Storm of hurricanes whips up Weather Channel's ratings



By Kristen Wyatt
The Associated Press

Hurricane season has battered Florida, but it's been more than kind to the Weather Channel, which posted its biggest ratings month ever in September.

The Atlanta-based cable channel's staffers know hurricanes are nothing to celebrate. But there's no question that five major storms in six weeks means a sunny payoff for them.

"This was a history-making event from a weather perspective, and for the Weather Channel it was a record-breaking ratings season," said general manager Terry Connelly.

The network posted a single-day record, reaching 1.9 million households the day before Hurricane Ivan made landfall. The next day, as Ivan roared ashore, the Weather Channel beat all other news channels, including CNN and Fox News Channel.

For the third quarter, July through September, the Weather Channel's ratings were 43 percent higher than in 2003.

September was the biggest month in the history of the network, Connelly said. But it was hard-earned. Just ask any meteorologist who worked 24 hours straight to forecast a storm's path, or a field crew who thought they would never see a dry sock again.

"I've been doing this a dozen years, but I've never lived through anything like this," said Jim Cantore, an on-air meteorologist who spent almost six weeks wind-whipped and soaked.

And once the storm rolls in, it's constant work until skies clear, even if it takes days.

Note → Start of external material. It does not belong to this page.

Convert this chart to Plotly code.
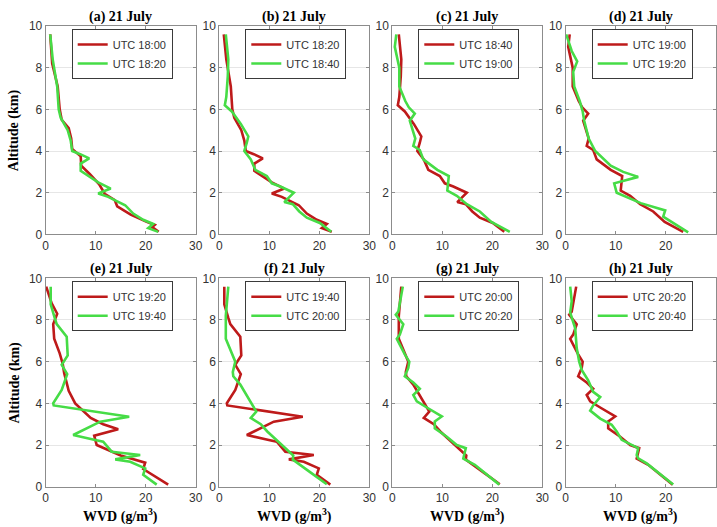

Even after the eye of the storm passes, the hardships don't end. Cameras have to be fixed, sometimes replaced. Restaurants are closed, so crews eat soggy granola bars and sandwiches for days. And those fancy Gore-Tex coats they wear? Forget it. Crew members say nothing keeps you dry standing in a hurricane.

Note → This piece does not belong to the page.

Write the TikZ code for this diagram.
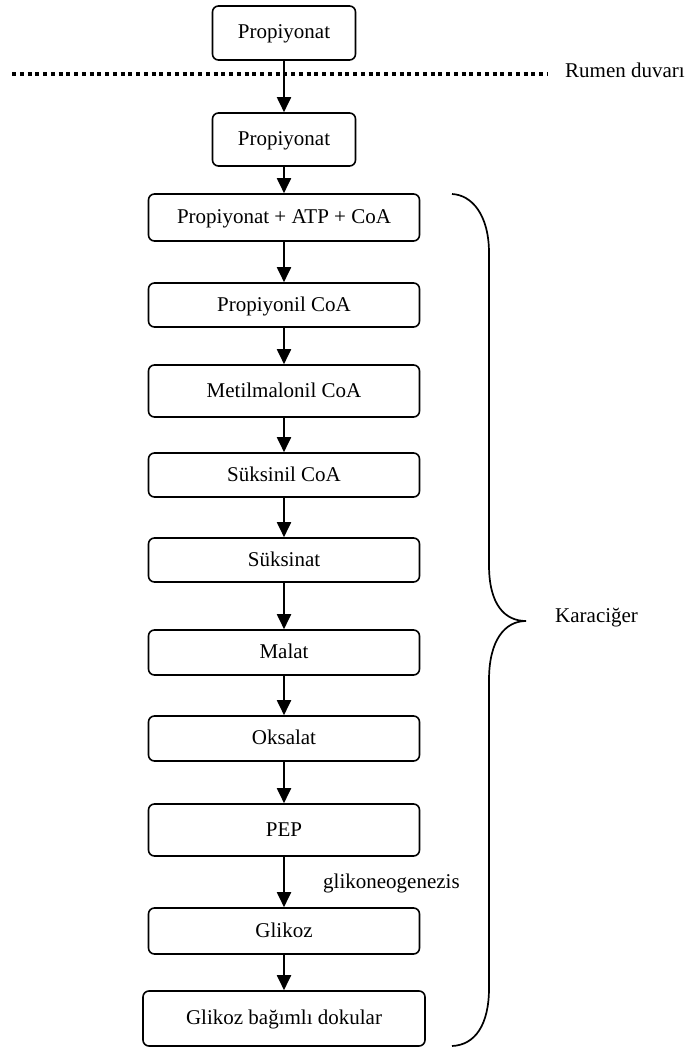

Back in Atlanta, the accommodations are better, but the work is just as taxing. No one gets a vacation during hurricane season, and this year many of the network's employees worked all-nighters, living off coffee and Krispy Kremes for days.

Steve Lyons, the Weather Channel's tropical weather expert, had one day off in four weeks. Sometimes he napped under his desk. Once he remembers looking at his watch in the windowless studio and having to ask whether the time was a.m. or p.m. Then he had to ask what day it was.